Still, though, read from our own past experience in Vietnam, it seems a logical, if culturally-derived, reading.  I am not at all sure that Balaban would read the poem in the same way.
    I have not spoken of Balaban’s translations as apt or scholarly.  That doesn’t matter.  The few poems I have translated from the Vietnamese printed next to his translations seem beautifully realized in English, the poetry translating as well as possible between the two languages.  With translations from Vietnamese, we will always miss some of the original music:  the interplay of the tonalities of the language, the basic music of the syllables . . . the rising and falling of monosyllabic tones.  What Balaban gives us, instead of individual tones in syllables, is a fine sense of that other kind of tone, tonal sensitivity, that informs the music of these poems.

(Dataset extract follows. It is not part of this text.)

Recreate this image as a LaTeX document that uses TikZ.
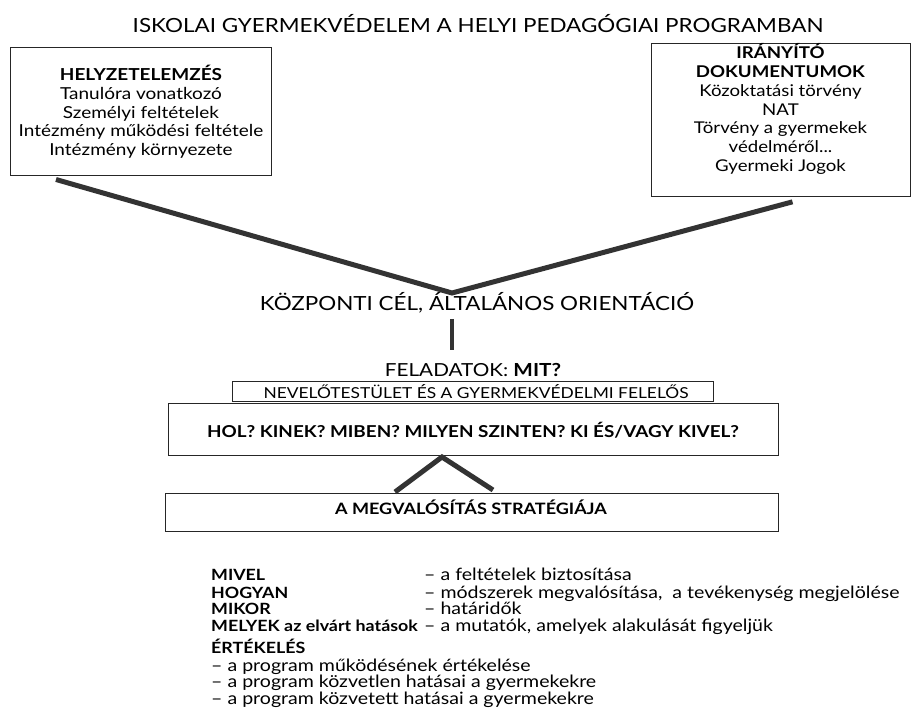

    As a veteran of that war, a person who has written his own poems about that divisive war, I am grateful to John Balaban for taking us deeper into the populated landscape of its own culture.  That’s something no one else has done so well in so many fine books.  In Vietnam:  a Traveler’s Literary Companion, Balaban introduces the stories by saying that “The Vietnamese condition is too large and complex  to see it solely through the dark lens of the recent war, although inevitably the war echoes in some of the tales told here . . ..”  He ends the preface with a translation of a Vietnamese proverb: “Go out today and return with a basket full of wisdom.”   For readers interested in Vietnam, interested enough that simply reading about American experiences in the too-long war cannot be enough, John Balaban’s own poetry and prose and his translations from the Vietnamese are essential.